This work addresses the fundamental limitation of conventional residual-based detection methods in identifying physically consistent false data injection attacks (FDIAs) in AC power systems, as these methods fail to detect perturbations lying on the manifold defined by AC power flow equations and measurement redundancy. For the first time, the study rigorously characterizes this intrinsic vulnerability from the perspective of the measurement manifold’s geometry. To circumvent reliance on an exact system model, the authors propose a data-driven approach that leverages the universal functional structure of AC power flows to generate physically plausible attack vectors. Extensive experiments on multiple standard test systems demonstrate that such attacks can effectively evade detection, revealing the specific conditions and patterns under which residual-based mechanisms fail, thereby exposing the inherent weaknesses of current detection frameworks.

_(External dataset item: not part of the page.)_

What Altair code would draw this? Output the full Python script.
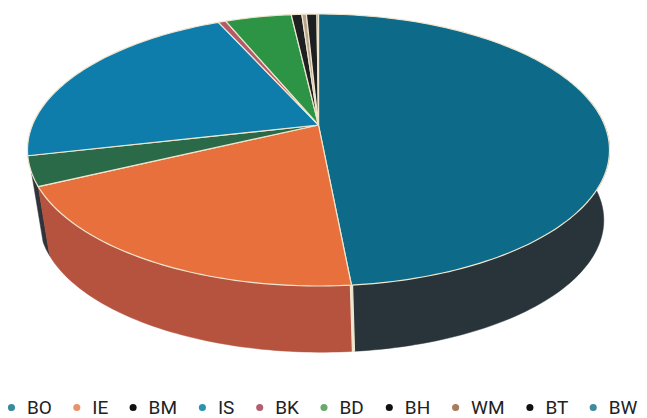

False data injection attacks (FDIAs) pose a persistent challenge to AC power system state estimation. In current practice, detection relies primarily on topology-aware residual-based tests that assume malicious measurements can be distinguished from normal operation through physical inconsistency reflected in abnormal residual behavior. This paper shows that this assumption does not always hold: when FDIA scenarios produce manipulated measurements that remain on the measurement manifold induced by AC power flow relations and measurement redundancy, residual-based detectors may fail to distinguish them from nominal data. The resulting detectability limitation is a property of the measurement manifold itself and does not depend on the attacker's detailed knowledge of the physical system model. To make this limitation observable in practice, we present a data-driven constructive mechanism that incorporates the generic functional structure of AC power flow to generate physically consistent, manifold-constrained perturbations, providing a concrete witness of how residual-based detectors can be bypassed. Numerical studies on multiple AC test systems characterize the conditions under which detection becomes challenging and illustrate its failure modes. The results highlight fundamental limits of residual-based detection in AC state estimation and motivate the need for complementary defenses beyond measurement consistency tests.